Speaking of how time flies, I think we can all agree that quick and easy meals are total life-savers sometimes, especially when life’s moments hit their most hectic stages and chaos ensues. For example, whether you’re balancing school, or your job, or your family, or pretty much all of the above, there will always be those week nights when you just can’t even. The unfortunate irony is that those are usually the times when you really crave something delicious and comforting to make up for it, yet you’re so done and you probably feel less like cooking than ever. I mean, you can go for the obvious, and typically unhealthy, choices that require only minutes to prep, but they’re never satisfying.
That’s what today’s recipe is all about guys!!! It’s all about taking one of the world’s favorite go-tos and giving it a face-lift. Enter: Thai Peanut Chicken Ramen. If I do say so myself, this stuff is amazingness times 10! Haha, Josh said it was like I’d pimped the ramen, and we’ve agreed that someone totally needs to create a TV cooking show with the title ‘Pimp My Ramen’ . It would be the best.

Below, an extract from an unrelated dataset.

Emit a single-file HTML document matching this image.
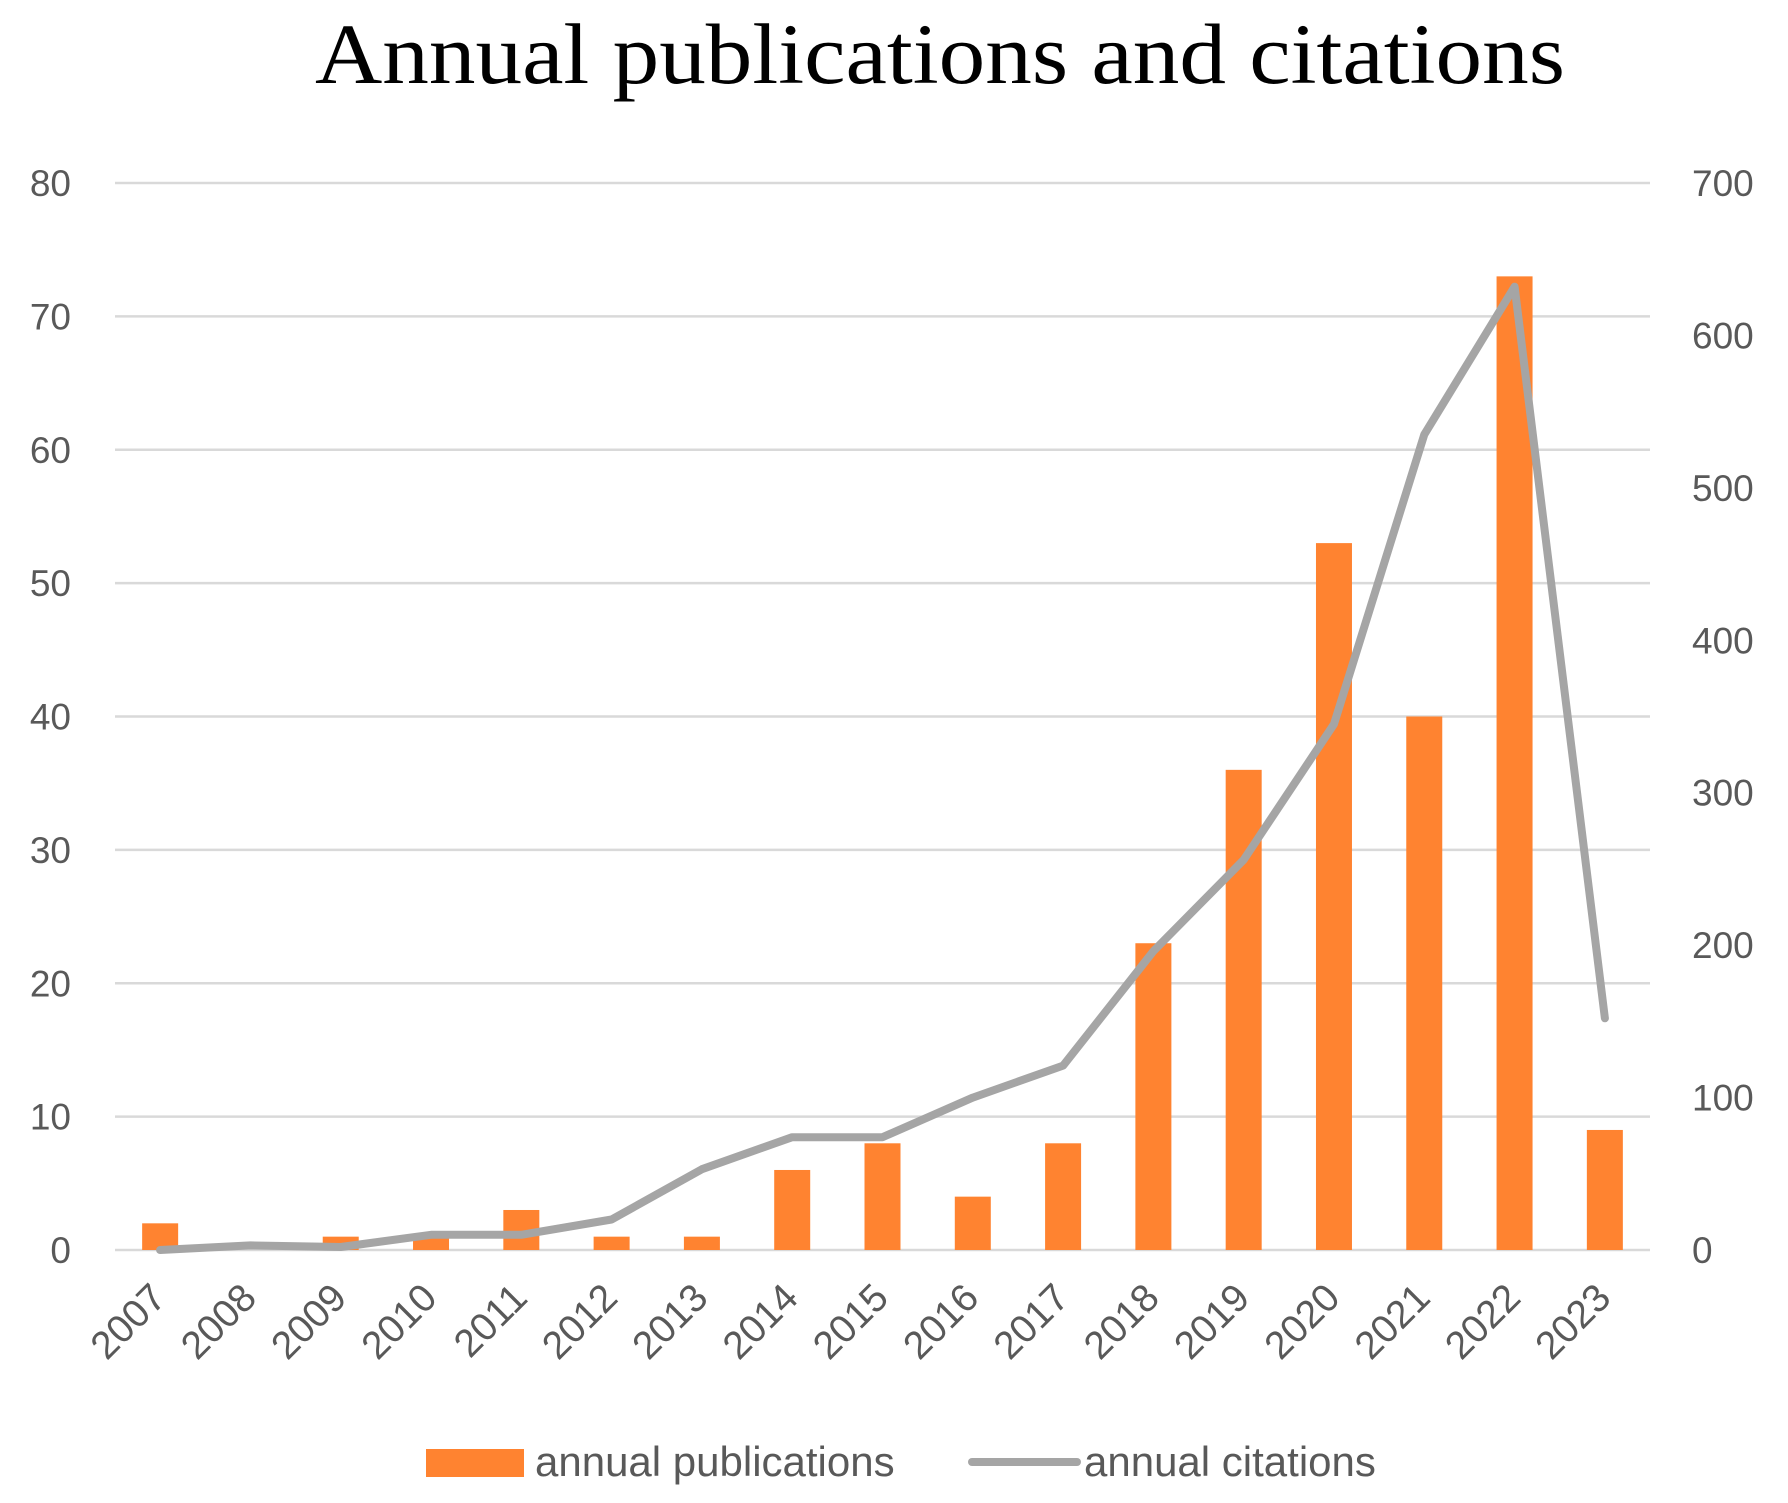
<!DOCTYPE html>
<html><head><meta charset="utf-8">
<style>
html,body{margin:0;padding:0;background:#fff;}
svg{display:block;}
</style></head>
<body>
<svg id="chart" width="1788" height="1503" viewBox="0 0 1788 1503" xmlns="http://www.w3.org/2000/svg">
<text x="940" y="83" text-anchor="middle" textLength="1250" lengthAdjust="spacingAndGlyphs" font-family="Liberation Serif, serif" font-size="86" fill="#000">Annual publications and citations</text>
<g id="grid"></g>
<g id="bars"></g>
<g id="line"></g>
<g id="ticks"></g>
<g>
<rect x="426" y="1449" width="98" height="28" fill="#FF8330"/>
<text x="535" y="1476" font-family="Liberation Sans, sans-serif" font-size="42" fill="#595959">annual publications</text>
<line x1="972" y1="1462" x2="1077" y2="1462" stroke="#A5A5A5" stroke-width="8" stroke-linecap="round"/>
<text x="1084" y="1476" font-family="Liberation Sans, sans-serif" font-size="42" fill="#595959">annual citations</text>
</g>
</svg>
<script>
const categories = ["2007","2008","2009","2010","2011","2012","2013","2014","2015","2016","2017","2018","2019","2020","2021","2022","2023"];
const publications = [2,0,1,1,3,1,1,6,8,4,8,23,36,53,40,73,9];
const citations = [0,3,2,10,10,20,53,74,74,100,121,196,256,345,535,632,152];
const leftTicks = [0,10,20,30,40,50,60,70,80];
const rightTicks = [0,100,200,300,400,500,600,700];

const NS = "http://www.w3.org/2000/svg";
const X0 = 115, X1 = 1650, Y0 = 1250, Y1 = 183;
const band = (X1 - X0) / categories.length;
const xc = i => X0 + band * (i + 0.5);
const yL = v => Y0 - (v / 80) * (Y0 - Y1);
const yR = v => Y0 - (v / 700) * (Y0 - Y1);
function mk(tag, attrs, parent) {
  const e = document.createElementNS(NS, tag);
  for (const k in attrs) e.setAttribute(k, attrs[k]);
  parent.appendChild(e);
  return e;
}
const grid = document.getElementById('grid');
const ticks = document.getElementById('ticks');
leftTicks.forEach(v => {
  const l = mk('line', {x1: X0, x2: X1, y1: yL(v), y2: yL(v), stroke: '#D9D9D9', 'stroke-width': 2.5}, grid);
  
  
  const t = mk('text', {x: 71, y: yL(v) + 13, 'text-anchor': 'end', 'font-family': 'Liberation Sans, sans-serif', 'font-size': 37, fill: '#595959'}, ticks);
  t.textContent = v;
  
  
});
rightTicks.forEach(v => {
  const t = mk('text', {x: 1692, y: yR(v) + 13, 'text-anchor': 'start', 'font-family': 'Liberation Sans, sans-serif', 'font-size': 37, fill: '#595959'}, ticks);
  t.textContent = v;
  
  
});
const bars = document.getElementById('bars');
const bw = 36;
publications.forEach((v, i) => {
  const r = mk('rect', {x: xc(i) - bw / 2, y: yL(v), width: bw, height: Y0 - yL(v), fill: '#FF8330'}, bars);
  
  
  const cx = xc(i) + 8, cy = 1300;
  const t = mk('text', {x: cx, y: cy, 'text-anchor': 'end', transform: `rotate(-45 ${cx} ${cy})`, 'font-family': 'Liberation Sans, sans-serif', 'font-size': 39, fill: '#595959'}, ticks);
  t.textContent = categories[i];
  
  
});
const pts = citations.map((v, i) => xc(i).toFixed(1) + ',' + yR(v).toFixed(1)).join(' ');
const pl = mk('polyline', {points: pts, fill: 'none', stroke: '#A5A5A5', 'stroke-width': 8, 'stroke-linejoin': 'round', 'stroke-linecap': 'round'}, document.getElementById('line'));


</script>
</body></html>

It may seem surprising with how many people live in my house now, but since I’m constantly trying a new recipe there is very little consumption of instant ramen around here. A fact that I’m pretty happy about considering its debatable nutrition and over concentrated amounts of msg. In fact, Lela is basically the only person in the gang who eats it regularly, I think she could survive on the stuff. Despite it not being a health food, admit it, we all love ramen, right? Yep, and the way I see it is that if you’re going to do it, you’ve gotta do it right. Go big or home.
I was thinking of calling this ‘Single Lady Ramen’ or ‘Bachelor’s Ramen Hack’ because this is absolutely perfect if you’re cooking for one. Actually, I started out thinking it would be a single serving and it ended up being enough for at least 2, so it’s great for couples as well, otherwise you can just have it 2 days in a row!

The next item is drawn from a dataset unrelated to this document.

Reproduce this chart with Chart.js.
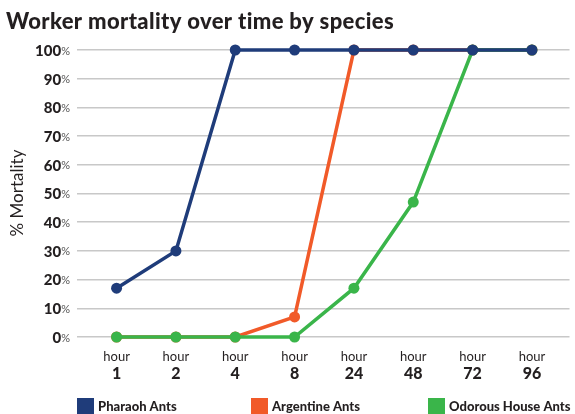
<!DOCTYPE html>
<html>
<head>
<meta charset="utf-8">
<script src="https://cdn.jsdelivr.net/npm/chart.js@4.4.0/dist/chart.umd.min.js"></script>
<style>
  html, body { margin: 0; padding: 0; background: #fff; }
</style>
</head>
<body>
<canvas id="mortalityChart" width="575" height="414"></canvas>
<script>
const hours = ['1', '2', '4', '8', '24', '48', '72', '96']
const pharaoh = [17, 30, 100, 100, 100, 100, 100, 100]
const argentine = [0, 0, 0, 7, 100, 100, 100, 100]
const odorous = [0, 0, 0, 0, 17, 47, 100, 100]
const yTicks = [0, 10, 20, 30, 40, 50, 60, 70, 80, 90, 100]
const seriesNames = ['Pharaoh Ants', 'Argentine Ants', 'Odorous House Ants']
const seriesColors = ['#1f3c7a', '#f15a29', '#3ab54a']

const textColor = '#231f20'
const fontName = 'Lato'

function toPoints(values) {
  return values.map(function (v, i) { return { x: i, y: v } })
}

// draws title, axis labels and legend as canvas text
const textPlugin = {
  id: 'textPlugin',
  afterDraw(chart) {
    const c = chart.ctx
    const xs = chart.scales.x
    const ys = chart.scales.y
    c.save()
    c.fillStyle = textColor

    // title
    c.font = '900 22px ' + fontName
    c.textAlign = 'left'
    c.textBaseline = 'middle'
    c.letterSpacing = '0.35px'
    c.fillText('Worker mortality over time by species', 6, 22)
    c.letterSpacing = '0px'

    // y axis title
    c.save()
    c.translate(18, 193)
    c.rotate(-Math.PI / 2)
    c.font = '17px ' + fontName
    c.textAlign = 'center'
    c.fillText('% Mortality', 0, 0)
    c.restore()

    // y tick labels: bold number + small %
    yTicks.forEach(function (t) {
      const py = ys.getPixelForValue(t)
      c.font = '11px ' + fontName
      const pw = c.measureText('%').width
      c.textAlign = 'right'
      c.fillStyle = '#555'
      c.fillText('%', 70, py + 1)
      c.font = '900 15px ' + fontName
      c.fillStyle = textColor
      c.fillText(String(t), 70 - pw, py + 1)
    })

    // x tick labels: "hour" + bold number
    c.textAlign = 'center'
    hours.forEach(function (h, i) {
      const px = xs.getPixelForValue(i)
      c.font = '13px ' + fontName
      c.fillText('hour', px, 357)
      c.font = '900 16px ' + fontName
      c.fillText(h, px, 374)
    })

    // legend
    const legendX = [77, 251, 428]
    c.textAlign = 'left'
    c.font = '900 13px ' + fontName
    seriesNames.forEach(function (name, i) {
      c.fillStyle = seriesColors[i]
      c.fillRect(legendX[i], 398, 17, 16)
      c.fillStyle = textColor
      c.fillText(name, legendX[i] + 21, 407)
    })
    c.restore()
  }
}

const ctx = document.getElementById('mortalityChart')
const orders = [0, 2, 1]
new Chart(ctx, {
  type: 'line',
  data: {
    datasets: seriesNames.map(function (name, i) {
      return {
        label: name,
        data: toPoints([pharaoh, argentine, odorous][i]),
        borderColor: seriesColors[i],
        backgroundColor: seriesColors[i],
        borderWidth: 3.5,
        pointRadius: 5.5,
        pointHoverRadius: 5.5,
        pointBorderWidth: 0,
        tension: 0,
        fill: false,
        clip: false,
        order: orders[i]
      }
    })
  },
  options: {
    responsive: false,
    animation: false,
    layout: { padding: { left: 77, right: 0, top: 50, bottom: 77 } },
    plugins: {
      legend: { display: false },
      tooltip: { enabled: false }
    },
    scales: {
      x: {
        type: 'linear',
        display: false,
        min: -0.667,
        max: 7.633
      },
      y: {
        min: 0,
        max: 100,
        afterBuildTicks: function (axis) {
          axis.ticks = yTicks.map(function (v) { return { value: v } })
        },
        ticks: { display: false },
        border: { display: false },
        grid: { color: '#c8c8c8', lineWidth: 1.5, drawTicks: false }
      }
    }
  },
  plugins: [textPlugin]
})
</script>
</body>
</html>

Ok, so I’m not going to sugar coat and say that this recipe is as fast as making your plain old bowl of instant ramen because that would be insulting. However, I will tell you that the few extra minutes it takes to put this together are so completely worth it and you’ll most likely thank me later. It takes about 25 minutes from start to finish and then you’ve got a meal that can cure even the worst of days. Also, feel free to swap the veggies out for any you’d prefer and if the ingredients list seems a bit long there are a few things that can be skipped without taking away from the end result too much that I’ve listed as optional.
Alrighty then, I think I’ve covered everything and I can’t wait to hear what you guys think of this dinner hack when you try it!

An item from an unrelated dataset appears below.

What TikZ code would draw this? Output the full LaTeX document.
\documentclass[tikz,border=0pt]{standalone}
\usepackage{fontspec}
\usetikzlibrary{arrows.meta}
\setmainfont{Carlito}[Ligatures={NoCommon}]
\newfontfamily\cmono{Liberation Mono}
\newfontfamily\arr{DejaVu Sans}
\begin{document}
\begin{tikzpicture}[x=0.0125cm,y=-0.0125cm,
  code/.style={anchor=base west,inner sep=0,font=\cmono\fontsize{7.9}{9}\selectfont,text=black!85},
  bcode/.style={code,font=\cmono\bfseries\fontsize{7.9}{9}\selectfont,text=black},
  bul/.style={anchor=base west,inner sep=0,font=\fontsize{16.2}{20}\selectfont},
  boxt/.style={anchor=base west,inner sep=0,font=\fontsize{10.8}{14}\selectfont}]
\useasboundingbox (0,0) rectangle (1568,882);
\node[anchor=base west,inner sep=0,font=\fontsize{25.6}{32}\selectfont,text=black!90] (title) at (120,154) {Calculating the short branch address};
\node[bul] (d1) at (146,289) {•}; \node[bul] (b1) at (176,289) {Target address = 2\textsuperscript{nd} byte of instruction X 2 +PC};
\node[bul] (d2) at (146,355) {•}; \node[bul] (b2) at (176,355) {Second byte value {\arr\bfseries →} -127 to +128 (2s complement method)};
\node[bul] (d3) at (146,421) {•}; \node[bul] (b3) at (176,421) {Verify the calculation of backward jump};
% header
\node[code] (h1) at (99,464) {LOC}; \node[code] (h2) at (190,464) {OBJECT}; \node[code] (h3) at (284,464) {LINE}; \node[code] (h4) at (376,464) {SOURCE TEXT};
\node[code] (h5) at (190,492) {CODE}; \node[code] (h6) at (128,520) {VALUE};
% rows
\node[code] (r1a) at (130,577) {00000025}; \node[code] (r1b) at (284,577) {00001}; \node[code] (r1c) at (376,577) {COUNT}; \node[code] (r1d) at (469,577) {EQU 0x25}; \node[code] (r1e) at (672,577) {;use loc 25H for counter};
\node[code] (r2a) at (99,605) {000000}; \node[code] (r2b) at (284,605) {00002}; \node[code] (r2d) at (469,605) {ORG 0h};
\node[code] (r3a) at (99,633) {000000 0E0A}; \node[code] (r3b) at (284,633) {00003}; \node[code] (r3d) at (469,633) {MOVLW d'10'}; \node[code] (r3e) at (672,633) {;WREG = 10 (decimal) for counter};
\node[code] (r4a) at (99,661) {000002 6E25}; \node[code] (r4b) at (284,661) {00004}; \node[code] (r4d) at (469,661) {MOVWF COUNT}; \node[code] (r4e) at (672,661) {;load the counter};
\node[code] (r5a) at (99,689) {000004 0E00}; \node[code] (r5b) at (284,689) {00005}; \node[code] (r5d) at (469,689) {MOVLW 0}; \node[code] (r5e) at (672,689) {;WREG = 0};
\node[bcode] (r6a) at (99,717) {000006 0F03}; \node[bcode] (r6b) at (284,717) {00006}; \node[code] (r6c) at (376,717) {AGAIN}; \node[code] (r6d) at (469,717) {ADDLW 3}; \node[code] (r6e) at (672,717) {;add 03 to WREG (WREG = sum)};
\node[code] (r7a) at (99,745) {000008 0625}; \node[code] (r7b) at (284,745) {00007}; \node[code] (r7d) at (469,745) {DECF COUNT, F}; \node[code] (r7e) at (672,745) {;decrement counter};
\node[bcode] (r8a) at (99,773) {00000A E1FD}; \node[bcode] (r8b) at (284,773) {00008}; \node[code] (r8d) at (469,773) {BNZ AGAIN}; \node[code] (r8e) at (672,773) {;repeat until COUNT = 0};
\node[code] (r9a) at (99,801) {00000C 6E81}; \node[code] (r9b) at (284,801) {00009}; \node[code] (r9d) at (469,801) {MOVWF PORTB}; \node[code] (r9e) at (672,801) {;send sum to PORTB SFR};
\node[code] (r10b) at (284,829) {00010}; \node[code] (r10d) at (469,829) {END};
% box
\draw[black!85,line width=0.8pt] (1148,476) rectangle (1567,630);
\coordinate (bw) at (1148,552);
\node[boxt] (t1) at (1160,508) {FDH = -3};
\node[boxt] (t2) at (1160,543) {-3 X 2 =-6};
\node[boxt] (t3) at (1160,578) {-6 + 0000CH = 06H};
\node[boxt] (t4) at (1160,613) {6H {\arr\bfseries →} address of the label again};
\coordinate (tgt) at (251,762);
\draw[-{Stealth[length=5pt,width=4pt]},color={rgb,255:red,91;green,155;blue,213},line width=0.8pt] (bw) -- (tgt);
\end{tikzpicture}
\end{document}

- 1 package ramen noodles (discard flavor packets)
- 1 chicken breast, cut into bite size pieces
- 1 tablespoon peanut oil, divided
- 2/3 cup shredded red cabbage
- 1 small red bell pepper, seeds removed and thinly sliced
- 1 cup portobello mushrooms, sliced
- 1 teaspoon toasted sesame oil
- 1 teaspoon freshly grated ginger
- 2 cloves garlic, minced
- 1 tablespoon cornstarch
- 2 cups chicken stock
- 2 tablespoons fresh cilantro, roughly chopped
- 1 lime, juiced
- 1/2 teaspoon chili garlic paste (optional)
- 1 1/2 tablespoons soy sauce
- 1 teaspoon fish sauce (optional)
- 3 tablespoons peanut butter
- Additional fresh cilantro
- Roasted peanuts
- Limes for squeezing
- Hard or soft boiled eggs (or fried)
- Asian hot sauce or pepper flakes for extra spice
- Pour 1/2 tablespoon of peanut oil into a medium skillet over medium high heat and add the chicken. Cook for about 1 minute on each side, until just cooked. Remove pan from heat and put the chicken into a bowl then cover to keep warm.
- Add the other 1/2 tablespoon of oil and the veggies and saute for 4 to 5 minutes until softened. Now scrape the veggies into the same bowl as the chicken and return pan to heat. Reduce heat to low and add the sesame oil, ginger, and garlic; cook for about 1 minute. Stir the cornstarch into the chicken broth until smooth and add to pan along with the remaining ingredients for the sauce and stir together until combined. Add the ramen to the pan and turn to coat in as much of the liquid as you can. Place a lid on the pan for about 5 minutes until it starts to soften the noodles. Remove lid and start separating the noodles with a fork and gently stirring over low heat until the sauce has thickened and the noodles are completely soft, about 5 minutes more.
- Add the chicken and veggies to the pan and toss it all together. Pour into bowl(s) and enjoy. Oh, and don't forget to garnish it as you want, the eggs and crunchy peanuts totally make it!